Last week my 6 year-old nephew stopped by with his grandmother. They had just been to the bookstore and he was eager to show off his chosen book, as shown in the photo here.
He likes photography, and just being creative in general. He often plays with the Polaroid I gave him last year. During his visit, I thought, why not show him how to do more, particularly in a studio setting? I asked if he was up for it and being the inquisitive kid that he is, he did not hesitate to say yes.
Once in the studio, he made all of the creative decisions, albeit with a guiding hand. He chose the subject and where to place it, to use a stand or not, etc. I asked him, “Do you want window light and if so, how much?” He decided on his own. “Do you want to use strobe light?” The answer was yes. “More power or less?”, “How about a reflector?” and he would respond with answers on where to place the reflector and so on. It was all intuitive, but the decisions were his.
Then we went on to the camera and lens selection. I asked him, “Do you want a sharp focused photo or something soft-focused and a little less predictable?” He opted for the soft-focus, so I attached a Lensbaby Sweet 35 to my Sony a7 and set the ISO at 100.
I then asked him, “Do you want to get close and maybe a bit off-angle to the book, or do you want a straight and stable shot?” He chose to get close and off-angle. I said, “That’s a hand-held shot, with you probably sitting on the floor. Is that what you want to do?” The answer was a decisive yes. (Again, he is 6 and currently in a very direct communication phase.)
Next came creative decisions with the camera. “Do you want depth or shallow depth-of-field?” I’m not sure that he knows what that means exactly, but he chose shallow depth. I set the aperture for f/4 and told him that wide aperture meant shallow depth-of-field. Again, I’m not sure if he knew exactly what that meant, but he knows the word shallow, so I think he understood the basic concept.
Then he chose his color balance, which he decided by looking at the different options visible on the live view. As you can see, he chose fluorescent.
So, with the camera set up for 1/100 and he sitting where he wanted to be, I showed him how to focus manually with the Lensbaby. Then I told him to go ahead and shoot away. Several times he asked me to adjust the reflector, which was great, because I wanted him to understand the role light plays in photography. He even asked me to add more power to the Einstein once.

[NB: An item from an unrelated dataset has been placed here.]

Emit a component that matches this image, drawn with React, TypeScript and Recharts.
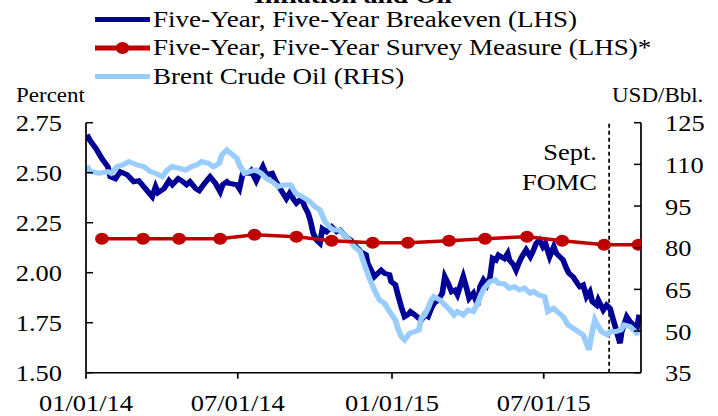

Once he was satisfied with a shot, I showed him how to develop in Lightroom without being too technical. I was at the computer, but I kept it simple and let him make intuitive decisions in the moment. Technical proficiency wasn’t the point. I thought just letting him have fun and see the possibilities was the best way to introduce him to photo development. I even showed him metadata and told him that it’s his
So there you have it. I was basically an assistant to a 6 year-old kid. The whole thing took about 30 minutes. I trusted him with the camera (wear the strap, please) and he understood that it wasn’t a toy and it should be handled carefully. I let him know what the options were and then I let him make the choice of subject, lighting, etc. I did not contradict or second guess his decisions.
I’m sure there are other ways of teaching photography to youngsters, and if he were older, things might have been more technical. If anything, my goal was to show him there is technology and light available, natural or artificial, that can bring his vision to life.
As for the book? I don’t know. He is 6, after all, and I’m just happy that he enjoys reading.